What did work for Dean was that at least the audience got to hear about his honest fear of death. And it likely isn’t some cheap death he’s been through before but the real long haul that comes with finality. Dean gave us the insight we already figured on and finished it with a belief that god doesn’t believe in them anymore, humanity being the focus group I imagine.
LONG TERM THOUGHTS
How will Rowena convince Crowley to go on the offensive against Sam and Dean? Or will she work behind his back to get her revenge and all the witch trinkets locked up in their vault?
This is off topic, but I wonder if they’ll be making a trip back to Chicago any time soon and if they did what that would mean for the unresolved blood feud that was the horrible back-door spinoff attempt.
I wonder why Dean didn’t mention during his confession the fear that he might end up killing his brother. That was clearly insinuated before Cain was put down and more than anything I have to believe Dean would be more fearful of that than his own demise.
It seemed rather strange that Olivette knew about the Winchesters and their status as Men of Letters. You’d think with that kind of intel she might have used the rest of her resources to deal with them.
I also found it humorous that Rowena had time to change outfits before resuming her act of face-punching Olivette. What she wore at the end was hardly befitting of someone who wanted to strange, punch, kick, and maim her old enemy. But she wanted to look her best, so there’s that.

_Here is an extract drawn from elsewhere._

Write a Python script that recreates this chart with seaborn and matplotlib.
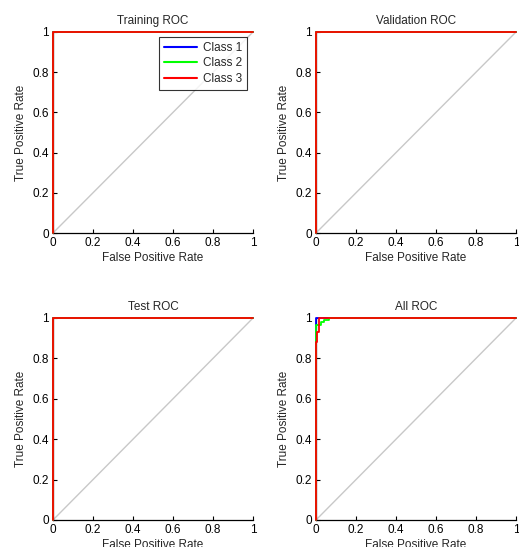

I always tend to compare all ghost stories with my favorite (Season 02×16) starring Tricia Helfer. This one had a nice ring, but was too love sappy during an age that Supernatural doesn’t normally step into. It was a little more unique and for that I’m giving it a 7 out of 10. Dean’s confession was a small step toward character development, but he still refuses to talk to his brother about it, so in a way he’s still stalemating himself. With Crowley’s hesitance to acquiesce to Rowena’s demands regarding the brothers, I expect Rowena to further manipulate him into the act or to go behind his back and handle it herself. Perhaps soon hell won’t be big enough for the both of them.